多重防御、防潮堤、高盛土の道路・鉄道 
防潮堤は、堤高6.2mだったものを7.2mにかさ上げする。防潮堤の仕様は、数十年から百数十年の頻度に発生する津波に対応する。東日本大震災の津波(今次津波と呼ぶ)だと越水してしまうが、多重防御により減衰させるイメージ。既存の防潮堤は大津波によって山側の法尻部(地盤との接合部)などが洗掘されるなどして壊れたが、仮堤防の応急対策が完了。2015年度末までに改良復旧する。 

多重防御の一翼を担う高盛土構造の道路は、県道相馬亘理線を二線堤とする。県道は、移設が決まったJR常磐線の鉄道敷跡などを利用し、海抜4~5mの高さのものを約11㎞築造する。 

JR常磐線の山元町区間は現在不通となり、代行バスが運行している。沿岸部付近に位置し、山下駅舎、坂元駅舎とも壊滅、線路も消失したため、町とJRが覚書を交わし移設される。用地買収が順調に進めば2014年春に着工、2017年春の開通を目指している。

駅周辺には商業や拠点施設も集積 


集団移転は新山下駅、新坂元駅と国立宮城病院周辺の3エリア。開発面積は、新山下駅周辺約37.1h、新坂元駅周辺約17.7ha、宮城病院周辺が約8.4ha。住宅関係の整備予定戸数は、宅地分譲約380戸、災害公営住宅600戸(2012年度現在)。各新駅周辺には駅前広場や駐車場を整備し、仙台通勤圏としての利便性の強化を図るとともに、商店の誘致や行政サービス機能(支所など)も集積させ、快適で便利な市街地形成を図る。駅周辺にはこのほか、壊滅した小中学校や交流センター(災害時には避難施設、防災備蓄も)などの公共施設も配置する。 

新山下駅周辺については、災害復興住宅が今年4月に県内最速で18戸が完成。現在50戸が完成し入居も始まっている。住宅は戸建てと2戸1棟タイプのほか、中層住宅も検討している。災害復興住宅の建設は、設計施工の一括発注により、建設のスピードを速める工夫も凝らしている。3m浸水地域は新築不可 集団移転を下支えするのは、町条例で規制する建築制限。山元町に限らず、高さ2m以上の津波に襲われると、一般的な2階建て住宅は全壊するという。逆に2m未満だと半壊や一部損壊で済む。 

この目安を基に建築規制が決められている。 山元町では、主に今次津波の浸水深をもとに3種類の災害危険区域を設定している。浸水深概ね3m超を第1種、浸水深概ね2~3mを第2種、浸水深1~概ね2mを第3種に設定。これを踏まえ、住宅については、第1種区域は住宅新築と増改築を禁止、第2種区域は1.5m以上、第3種は0.5m以上のかさ上げを条件に住宅の建築が可能となる。
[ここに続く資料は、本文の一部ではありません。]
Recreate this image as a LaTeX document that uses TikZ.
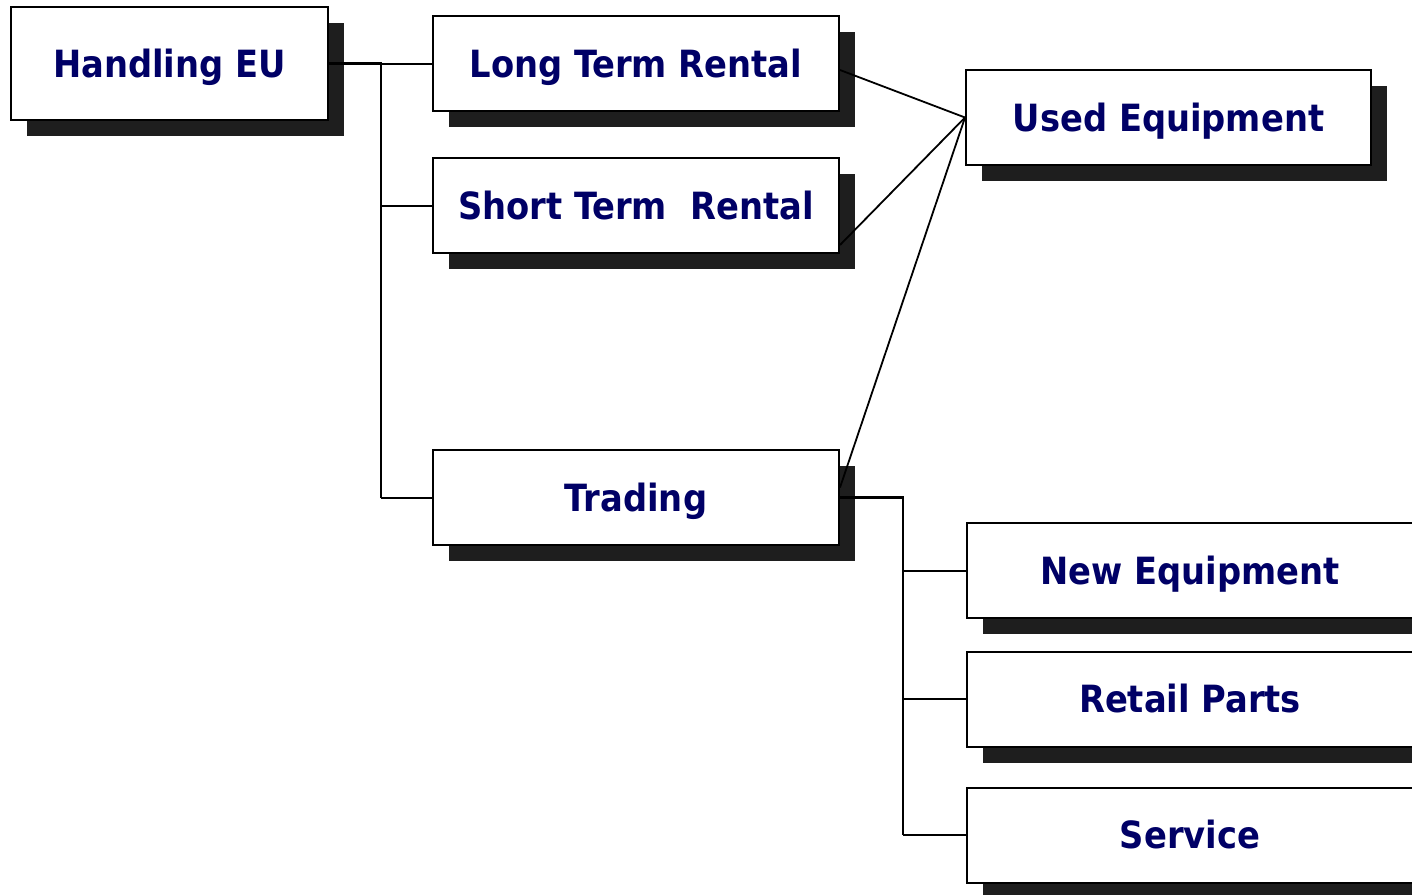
\documentclass[tikz,border=0pt]{standalone}
\usepackage{fontspec}
\setmainfont{DejaVu Sans Condensed}
\usetikzlibrary{shadows}
\definecolor{navytext}{RGB}{0,0,102}
\definecolor{shadowgray}{RGB}{30,30,30}
\tikzset{
  box/.style={draw=black, line width=2pt, fill=white, rectangle,
    minimum height=95pt, inner sep=0pt, text=navytext,
    text height=27pt, text depth=0pt,
    font=\fontsize{37.5}{40}\selectfont\bfseries,
    general shadow={fill=shadowgray, draw=none, shadow xshift=16pt, shadow yshift=-16pt}},
  wide/.style={minimum width=406pt},
  trunk/.style={draw=black, line width=2.8pt},
  branch/.style={draw=black, line width=2pt},
  diag/.style={draw=black, line width=1.8pt}
}
\begin{document}
\begin{tikzpicture}[x=1pt, y=-1pt]
\useasboundingbox (0,0) rectangle (1412,894);
\clip (0,0) rectangle (1412,894);
\node[box, minimum width=317pt, minimum height=113pt] (he) at (169.5,63.5) {Handling EU};
\node[box, wide] (ltr) at (636,63.5) {Long Term Rental};
\node[box, wide] (str) at (636,205.5) {Short Term~ Rental};
\node[box, wide] (trd) at (636,497.5) {Trading};
\node[box, minimum width=405pt] (ue) at (1168.5,117.5) {Used Equipment};
\node[box, minimum width=446pt] (ne) at (1190,570.5) {New Equipment};
\node[box, minimum width=446pt] (rp) at (1190,699) {Retail Parts};
\node[box, minimum width=446pt] (sv) at (1190,835) {Service};
\coordinate (hub) at (381,63.5);
\coordinate (hub2) at (903,497.5);
\draw[branch] (hub) -- (ltr.west);
\draw[branch] (hub |- str.west) -- (str.west);
\draw[branch] (hub |- trd.west) -- (trd.west);
\draw[trunk, line join=miter] (he.east) -- (hub) -- (hub |- trd.west);
\draw[branch] (hub2 |- ne.west) -- (ne.west);
\draw[branch] (hub2 |- rp.west) -- (rp.west);
\draw[branch] (hub2 |- sv.west) -- (sv.west);
\draw[trunk, line join=miter] (trd.east) -- (hub2) -- (hub2 |- sv.west);
\draw[diag] ([yshift=-6.5pt]ltr.east) -- (ue.west);
\draw[diag] ([yshift=-39.5pt]str.east) -- (ue.west);
\draw[diag] ([yshift=10pt]trd.east) -- (ue.west);
\end{tikzpicture}
\end{document}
なお、店舗や農機具倉庫、事務所などの非居住用の建物には建築制限が無い。

復興計画策定の体制と復興予算 
町の復興計画は、内外のさまざまな意見を吸い上げてとりまとめた。 

庁内では、町長をトップとし、課長クラスで構成する災害復興本部(計画策定の中心、総合調整)と、各課の班長クラスからなる震災復興検討委員会(計画原案を検討・作成)により復興計画を検討。 

これらを踏まえ、専門家や学識経験者からなる震災復興有識者会議や、住民代表からなる震災復興会議から意見を聞いたほか、パブリックコメントや住民説明会も行った上で、2011年12月に議会承認を受けた。 
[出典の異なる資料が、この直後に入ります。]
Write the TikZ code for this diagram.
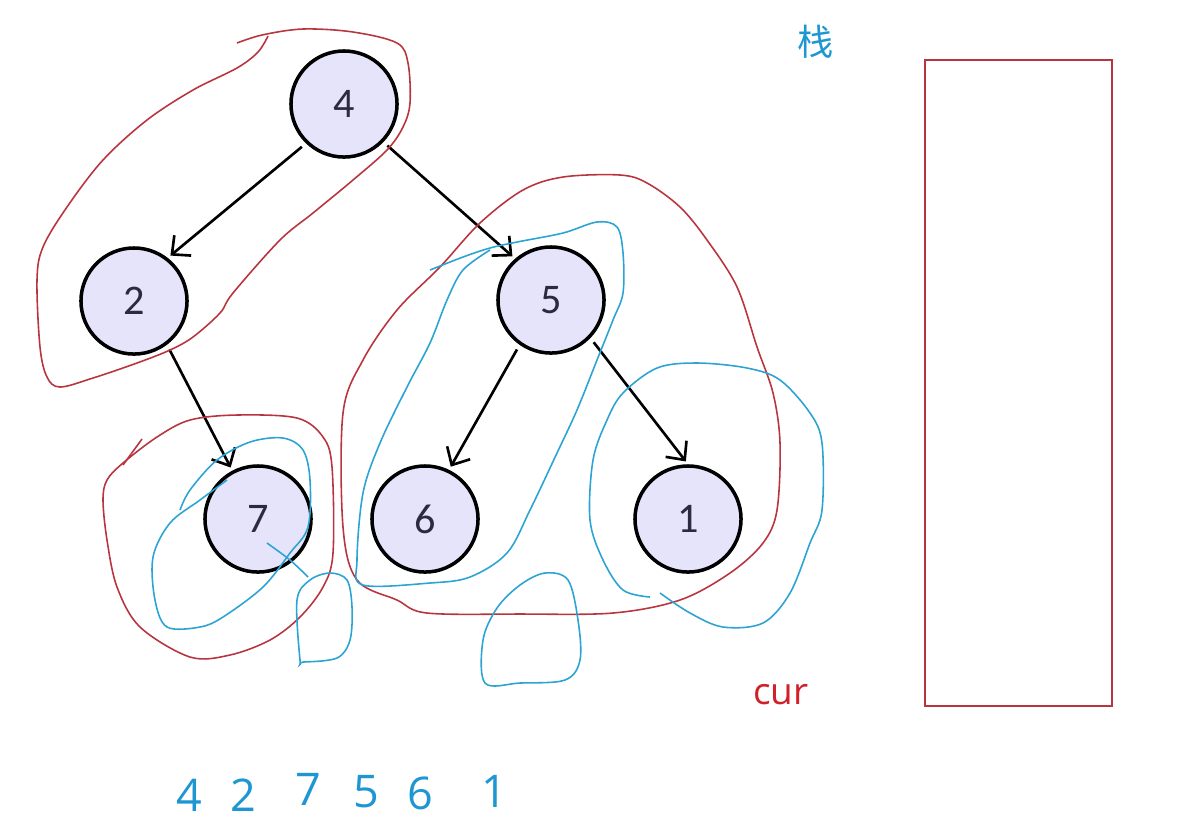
\documentclass[tikz,border=0pt]{standalone}
\usepackage{fontspec}
\newfontfamily\nodefont{Carlito}
\newfontfamily\inkfont{Open Sans}
\newfontfamily\cjk{Noto Sans CJK SC}
\usepackage{xcolor}
\usetikzlibrary{arrows.meta, positioning}

\definecolor{nodefill}{HTML}{E6E4FA}
\definecolor{digit}{HTML}{2A2A40}
\definecolor{redpen}{HTML}{B8353F}
\definecolor{bluepen}{HTML}{2BA3D3}
\definecolor{curred}{HTML}{D0202A}
\definecolor{bluetxt}{HTML}{1E96D2}

\begin{document}
\begin{tikzpicture}[
    x=0.01cm, y=-0.01cm,
    tnode/.style={circle, draw, line width=1pt, fill=nodefill,
                  minimum size=1.06cm, inner sep=0pt,
                  font=\nodefont\fontsize{12}{14}\selectfont, text=digit},
    arr/.style={-{Straight Barb[length=4pt, width=7.5pt]}, line width=0.75pt,
                shorten <=1.5pt, shorten >=1pt},
    redink/.style={redpen, line width=0.45pt, smooth, tension=0.55},
    blueink/.style={bluepen, line width=0.45pt, smooth, tension=0.55},
    seq/.style={font=\inkfont\fontsize{12.8}{15}\selectfont, text=bluetxt,
                inner sep=0pt}
]
\useasboundingbox (0,0) rectangle (1189,817);

% Tree nodes
\node[tnode] (n4) at (344,104) {4};
\node[tnode] (n2) at (134,301) {2};
\node[tnode] (n5) at (551,300) {5};
\node[tnode] (n7) at (258,519) {7};
\node[tnode] (n6) at (425,519) {6};
\node[tnode] (n1) at (688,519) {1};

% Edges
\draw[arr] (n4.226) -- (n2.52);
\draw[arr] (n4.316) -- (n5.131);
\draw[arr] (n2.307) -- (n7.118);
\draw[arr] (n5.235) -- (n6.64);
\draw[arr] (n5.316) -- (n1.90);

% Red pen loops
\draw[redink] plot coordinates {(237,43) (262,35) (303,29) (353,32) (397,43)
    (408,63) (410,103) (403,127) (387,150) (353,180) (313,213) (280,240)
    (233,293) (220,313) (193,337) (170,350) (137,363) (93,378) (60,387)
    (47,377) (40,347) (37,280) (43,247) (67,207) (103,160) (147,120)
    (193,90) (237,68) (258,52) (268,36)};
\draw[redink] plot[smooth cycle] coordinates {(343,413) (363,360) (397,310)
    (440,267) (480,223) (523,190) (563,177) (620,175) (647,183) (680,207)
    (707,240) (737,287) (757,347) (773,393) (780,443) (777,510) (763,543)
    (730,573) (680,600) (613,613) (520,614) (427,613) (397,600) (357,580)
    (343,527)};
\draw[redink] (142,439) -- (123,465);
\draw[redink] plot[smooth cycle] coordinates {(107,480) (103,500) (107,540)
    (117,587) (140,627) (190,657) (230,655) (270,640) (300,617) (323,587)
    (333,553) (332,467) (323,437) (297,418) (237,415) (190,420) (157,437)
    (123,463)};

% Blue pen loops
\draw[blueink] plot coordinates {(180,510) (190,490) (217,460) (250,442)
    (283,438) (303,450) (310,480) (308,527) (290,553) (263,587) (223,617)
    (200,627) (167,627) (155,600) (153,557) (170,523) (200,500) (227,480)};
\draw[blueink] plot coordinates {(267,543) (290,560) (308,577)};
\draw[blueink] plot[smooth cycle] coordinates {(300,660) (297,600) (310,580)
    (330,573) (347,580) (352,607) (350,640) (337,658) (303,662)};
\draw[blueink] plot coordinates {(430,270) (463,257) (490,248) (517,242)
    (563,233) (597,222) (617,227) (623,253) (623,293) (613,320) (597,360)
    (577,410) (557,453) (530,510) (507,553) (470,577) (430,583) (363,585)
    (357,560) (363,493) (380,443) (407,387) (430,343) (447,300) (463,270)
    (490,250)};
\draw[blueink] plot coordinates {(650,597) (623,590) (603,560) (590,520)
    (593,460) (607,420) (623,393) (657,368) (697,363) (747,368) (780,380)
    (810,413) (822,443) (822,510) (810,543) (790,593) (763,623) (723,627)
    (690,613) (660,593)};
\draw[blueink] plot[smooth cycle] coordinates {(485,683) (483,640) (497,608)
    (520,585) (545,573) (568,580) (578,620) (580,660) (565,680) (520,683)};

% Stack
\node[draw=redpen, line width=0.45pt, minimum width=1.87cm,
      minimum height=6.46cm, inner sep=0pt] (stack) at (1018.5,383) {};
\node[font=\cjk\fontsize{10.3}{12}\selectfont, text=bluetxt] (stacklbl)
      at (816,42) {栈};

% Pointer label
\node[font=\inkfont\fontsize{10.5}{12}\selectfont, text=curred] (cur)
      at (781,695) {cur};

% Visit order
\node[seq] (o1) at (189,795) {4};
\node[seq] (o2) at (243,795) {2};
\node[seq] (o3) at (308,789) {7};
\node[seq] (o4) at (366,792) {5};
\node[seq] (o5) at (420,793) {6};
\node[seq] (o6) at (494,791) {1};

\end{tikzpicture}
\end{document}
復興計画の計画期間は、2011年度から2018年度の8カ年。2013年度までの3カ年は、低下した町機能を回復させる「復旧期」、2013~2016年度を、町本来の姿を取り戻すための「再生期」、2016~2018年度を、活力あるまちづくりに戦略的に取り組む「発展期」として推進する。復興計画は、アクションプログラムの復興整備計画として推進される。 

復興費は、2010年度一般会計予算が約55億円の同町だが、2012年度一般会計最終予算額は約864億円で、2013年度当初予算は約560億円。同年度の最大の歳出は、がれき撤去の約190億円、公営住宅や宅地供給などのハード事業がこれに次ぐ。復興事業の主な財源は復興交付金だが、復興庁との協議により、これまでのところ、概ね要望通りの事業費が確保できているという。 山元町には現在、176人の地元職員に対し、全国から90人以上の派遣職員が応援にきている。県庁から出向している震災復興計画課の本郷和徳課長は、「ピンチをチャンスに変えられるようお手伝いができればと」と抱負を述べた。